Government officials at a Monday conference on the diamond trade told the Associated Press the allegations of theft were “totally false.” Mugabe and mining officials contend United States sanctions, not mismanagement, are behind the disappointing revenues from its diamond haul.

“Our buyers have been threatened by the Americans and the British” daily, Mpofu told the Herald state newspaper last month. “Some payments from our buyers have been intercepted. Our customers are being deterred from buying our diamonds by these things.”

The government has sought to improve the image of its diamond industry abroad: Mugabe told the Monday conference in Victoria Falls that Zimbabwe was planning a new law “to further assure the global diamond industry that the government takes seriously good governance in the extraction and eventual trading of diamonds,” the Agence France-Presse news agency reported.

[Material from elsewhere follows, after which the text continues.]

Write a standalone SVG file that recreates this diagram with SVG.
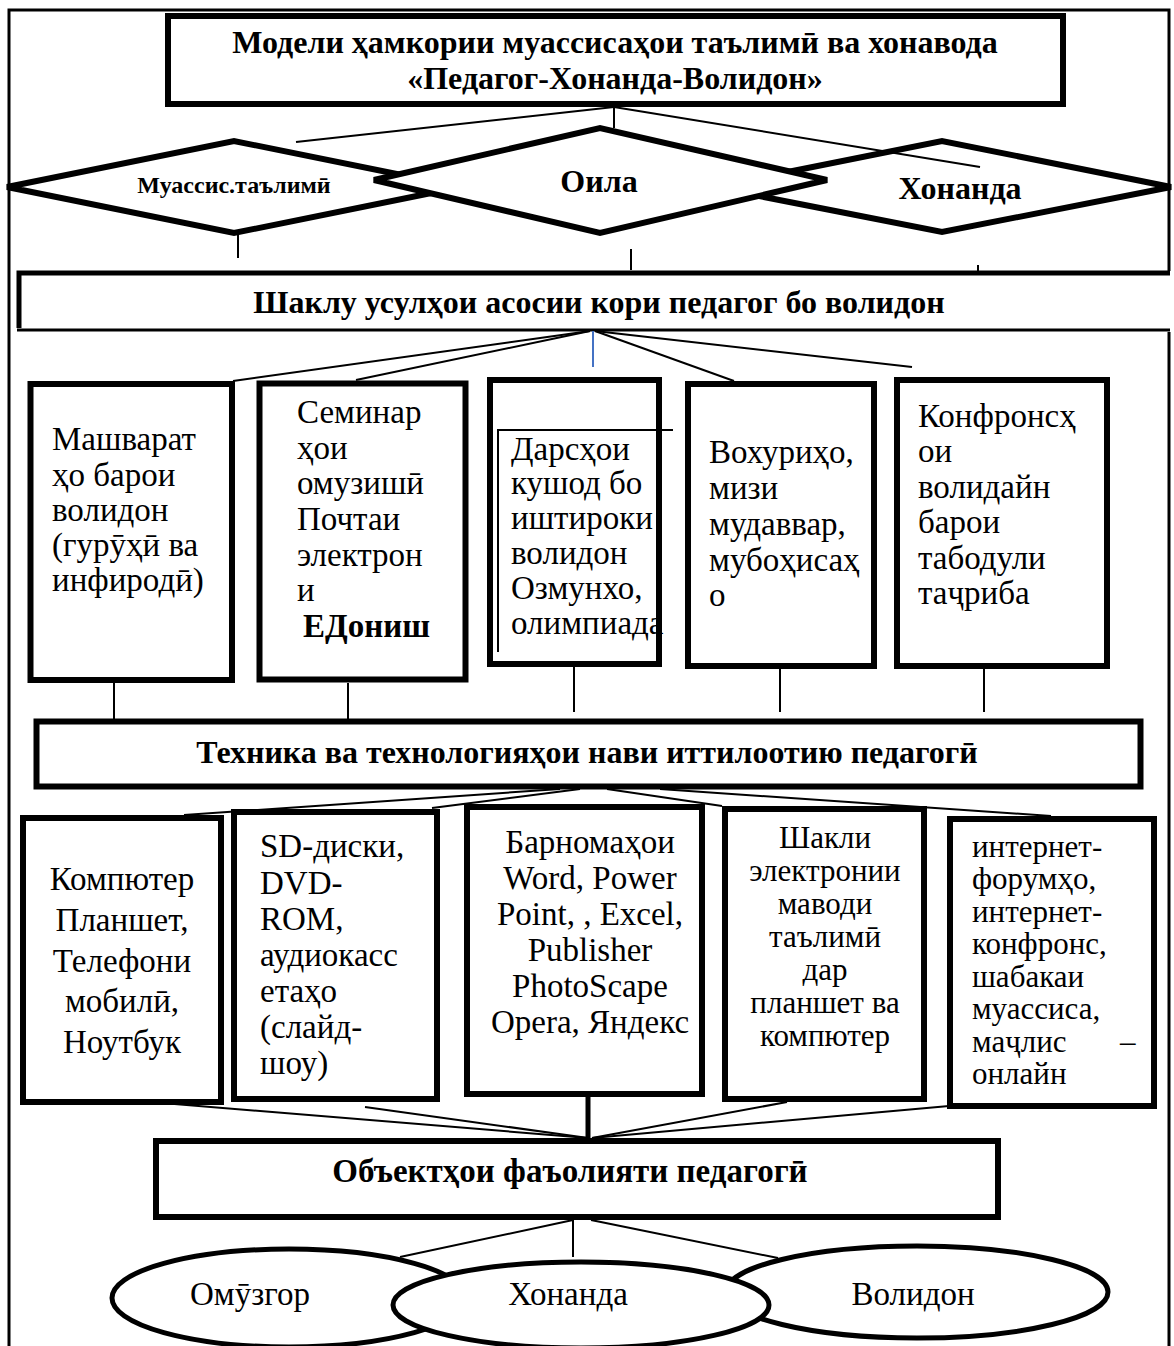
<svg xmlns="http://www.w3.org/2000/svg" width="1174" height="1346" viewBox="0 0 1174 1346">
<style>
  .frame{fill:none;stroke:#000;stroke-width:3}
  .box{fill:#fff;stroke:#000;stroke-width:6}
  .dia{fill:#fff;stroke:#000;stroke-width:6;stroke-linejoin:miter}
  .ell{fill:#fff;stroke:#000;stroke-width:5}
  .ln{fill:none;stroke:#000;stroke-width:2}
  .hb{font-family:"Liberation Serif","Times New Roman",serif;font-weight:bold;font-size:32px;fill:#000}
  .t{font-family:"Liberation Serif","Times New Roman",serif;font-size:33px;fill:#000}
  .ts{font-family:"Liberation Serif","Times New Roman",serif;font-size:31px;fill:#000}
  .c{text-anchor:middle}
</style>
<rect x="0" y="0" width="1174" height="1346" fill="#fff"/>
<path class="frame" d="M9,1346 V10 H1169 V1346"/>

<g id="title">
  <rect class="box" x="168" y="16" width="895" height="88" stroke-width="5"/>
  <text class="hb c" x="615" y="53">Модели ҳамкории муассисаҳои таълимӣ ва хонавода</text>
  <text class="hb c" x="615" y="89">«Педагог-Хонанда-Волидон»</text>
</g>

<g id="diamond-muassis">
  <polygon class="dia" points="7,187 234,141 461,187 234,233"/>
  <text class="hb c" x="234" y="193" style="font-size:24px">Муассис.таълимӣ</text>
</g>
<g id="diamond-khonanda">
  <polygon class="dia" points="713,187 942,141 1171,187 942,232"/>
  <text class="hb c" x="960" y="199">Хонанда</text>
</g>
<g id="diamond-oila">
  <polygon class="dia" points="374,180 600,128 827,180 600,233"/>
  <text class="hb c" x="599" y="192">Оила</text>
</g>

<g id="forms">
  <rect x="17" y="271" width="1154" height="61" fill="#fff"/>
  <path d="M17,330 H1170" stroke="#000" stroke-width="3" fill="none"/>
  <path d="M19,328 V273 H1170" stroke="#000" stroke-width="5" fill="none"/>
  <text class="hb c" x="599" y="313">Шаклу усулҳои асосии кори педагог бо волидон</text>
</g>

<g id="box-mashvarat">
  <rect class="box" x="30.5" y="384" width="201.5" height="296"/>
  <text class="t" x="52" y="450">Машварат</text>
  <text class="t" x="52" y="486">ҳо барои</text>
  <text class="t" x="52" y="521">волидон</text>
  <text class="t" x="52" y="556">(гурӯҳӣ ва</text>
  <text class="t" x="52" y="591">инфиродӣ)</text>
</g>
<g id="box-seminar">
  <rect class="box" x="259.5" y="383.5" width="206" height="296" stroke-width="7"/>
  <text class="t" x="297" y="423">Семинар</text>
  <text class="t" x="297" y="459">ҳои</text>
  <text class="t" x="297" y="494">омузишӣ</text>
  <text class="t" x="297" y="530">Почтаи</text>
  <text class="t" x="297" y="566">электрон</text>
  <text class="t" x="297" y="601">и</text>
  <text class="t" x="303" y="637" font-weight="bold">ЕДониш</text>
</g>
<g id="box-dars">
  <rect class="box" x="490" y="380" width="169" height="284"/>
  <path d="M498,652 V430 H673" fill="none" stroke="#000" stroke-width="2"/>
  <text class="t" x="511" y="460">Дарсҳои</text>
  <text class="t" x="511" y="494">кушод бо</text>
  <text class="t" x="511" y="529">иштироки</text>
  <text class="t" x="511" y="564">волидон</text>
  <text class="t" x="511" y="599">Озмунхо,</text>
  <text class="t" x="511" y="634">олимпиада</text>
</g>
<g id="box-vokhuri">
  <rect class="box" x="688" y="384" width="186" height="282"/>
  <text class="t" x="709" y="463">Вохуриҳо,</text>
  <text class="t" x="709" y="499">мизи</text>
  <text class="t" x="709" y="535">мудаввар,</text>
  <text class="t" x="709" y="571">мубоҳисаҳ</text>
  <text class="t" x="709" y="606">о</text>
</g>
<g id="box-konfrons">
  <rect class="box" x="897" y="380" width="210" height="286"/>
  <text class="t" x="918" y="427">Конфронсҳ</text>
  <text class="t" x="918" y="462">ои</text>
  <text class="t" x="918" y="498">волидайн</text>
  <text class="t" x="918" y="533">барои</text>
  <text class="t" x="918" y="569">табодули</text>
  <text class="t" x="918" y="604">таҷриба</text>
</g>

<g id="technika">
  <rect class="box" x="36.5" y="721.5" width="1104" height="65" stroke-width="5"/>
  <text class="hb c" x="587" y="763">Техника ва технологияҳои нави иттилоотию педагогӣ</text>
</g>

<g id="box-kompyuter">
  <rect class="box" x="23" y="818" width="198" height="284"/>
  <text class="t c" x="122" y="890">Компютер</text>
  <text class="t c" x="122" y="931">Планшет,</text>
  <text class="t c" x="122" y="972">Телефони</text>
  <text class="t c" x="122" y="1012">мобилӣ,</text>
  <text class="t c" x="122" y="1053">Ноутбук</text>
</g>
<g id="box-sd">
  <rect class="box" x="234" y="812" width="203" height="287" stroke-width="8"/>
  <text class="t" x="260" y="857">SD-диски,</text>
  <text class="t" x="260" y="894">DVD-</text>
  <text class="t" x="260" y="930">ROM,</text>
  <text class="t" x="260" y="966">аудиокасс</text>
  <text class="t" x="260" y="1002">етаҳо</text>
  <text class="t" x="260" y="1038">(слайд-</text>
  <text class="t" x="260" y="1074">шоу)</text>
</g>
<g id="box-barnoma">
  <rect class="box" x="467" y="807" width="235" height="287"/>
  <text class="t c" x="590" y="853">Барномаҳои</text>
  <text class="t c" x="590" y="889">Word, Power</text>
  <text class="t c" x="590" y="925">Point, , Excel,</text>
  <text class="t c" x="590" y="961">Publisher</text>
  <text class="t c" x="590" y="997">PhotoScape</text>
  <text class="t c" x="590" y="1033">Opera, Яндекс</text>
</g>
<g id="box-shakli">
  <rect class="box" x="725" y="809" width="199" height="290" stroke-width="8"/>
  <text class="ts c" x="825" y="848">Шакли</text>
  <text class="ts c" x="825" y="881">электронии</text>
  <text class="ts c" x="825" y="914">маводи</text>
  <text class="ts c" x="825" y="947">таълимӣ</text>
  <text class="ts c" x="825" y="980">дар</text>
  <text class="ts c" x="825" y="1013">планшет ва</text>
  <text class="ts c" x="825" y="1046">компютер</text>
</g>
<g id="box-internet">
  <rect class="box" x="950" y="819" width="204" height="287"/>
  <text class="ts" x="972" y="857">интернет-</text>
  <text class="ts" x="972" y="889">форумҳо,</text>
  <text class="ts" x="972" y="922">интернет-</text>
  <text class="ts" x="972" y="954">конфронс,</text>
  <text class="ts" x="972" y="987">шабакаи</text>
  <text class="ts" x="972" y="1019">муассиса,</text>
  <text class="ts" x="972" y="1052">маҷлис</text>
  <text class="ts" x="1120" y="1052">–</text>
  <text class="ts" x="972" y="1084">онлайн</text>
</g>

<g id="objects">
  <rect class="box" x="156" y="1141" width="842" height="76"/>
  <text class="hb c" x="570" y="1182" style="font-size:33px">Объектҳои фаъолияти педагогӣ</text>
</g>

<g id="ellipse-omuzgor">
  <ellipse class="ell" cx="289" cy="1298" rx="177" ry="49"/>
  <text class="t c" x="250" y="1305">Омӯзгор</text>
</g>
<g id="ellipse-volidon">
  <ellipse class="ell" cx="917" cy="1292" rx="191" ry="46"/>
  <text class="t c" x="913" y="1305">Волидон</text>
</g>
<g id="ellipse-khonanda">
  <ellipse class="ell" cx="581" cy="1305" rx="188" ry="43"/>
  <text class="t c" x="568" y="1305">Хонанда</text>
</g>

<g id="connectors">
  <line class="ln" x1="614" y1="107" x2="296" y2="142"/>
  <line class="ln" x1="614" y1="107" x2="614" y2="128"/>
  <line class="ln" x1="614" y1="107" x2="980" y2="167"/>
  <line class="ln" x1="238" y1="234" x2="238" y2="258"/>
  <line class="ln" x1="631" y1="249" x2="631" y2="270"/>
  <line class="ln" x1="978" y1="265" x2="978" y2="272"/>
  <line class="ln" x1="590" y1="331" x2="233" y2="381"/>
  <line class="ln" x1="590" y1="331" x2="356" y2="380"/>
  <line x1="593" y1="331" x2="593" y2="367" stroke="#4472C4" stroke-width="2"/>
  <line class="ln" x1="595" y1="331" x2="734" y2="381"/>
  <line class="ln" x1="595" y1="331" x2="912" y2="367"/>
  <line class="ln" x1="114" y1="683" x2="114" y2="719"/>
  <line class="ln" x1="348" y1="683" x2="348" y2="719"/>
  <line class="ln" x1="574" y1="667" x2="574" y2="712"/>
  <line class="ln" x1="780" y1="669" x2="780" y2="712"/>
  <line class="ln" x1="984" y1="669" x2="984" y2="712"/>
  <line class="ln" x1="560" y1="789" x2="184" y2="815"/>
  <line class="ln" x1="580" y1="789" x2="432" y2="808"/>
  <line class="ln" x1="607" y1="789" x2="722" y2="806"/>
  <line class="ln" x1="660" y1="789" x2="1051" y2="816"/>
  <line class="ln" x1="126" y1="1100" x2="588" y2="1138"/>
  <line class="ln" x1="365" y1="1107" x2="588" y2="1138"/>
  <line x1="588" y1="1097" x2="588" y2="1138" stroke="#000" stroke-width="5"/>
  <line class="ln" x1="787" y1="1102" x2="592" y2="1138"/>
  <line class="ln" x1="949" y1="1106" x2="592" y2="1138"/>
  <line class="ln" x1="573" y1="1220" x2="400" y2="1257"/>
  <line class="ln" x1="573" y1="1220" x2="573" y2="1257"/>
  <line class="ln" x1="591" y1="1220" x2="778" y2="1258"/>
</g>
</svg>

Besides the suspicions of graft, the industry has faced persistent reports of human rights abuses in the diamond fields. The question of how to handle its diamond trade has divided monitors: The Kimberley Process monitoring group lifted a ban on diamond sales from Marange last year, infuriating one of its founding groups, Global Witness, which pulled out of the monitoring effort and denounced it as “an accomplice to diamond laundering.”

In its report, Partnership Africa Canada urged Zimbabwe to make the diamond trade more transparent, regularly airing production, trade and payment figures. It also recommended that Zimbabwe start requiring top officials to publicly disclose their business holdings and assets, demilitarize diamond deals and ramp up parliamentary oversight of mining contractors.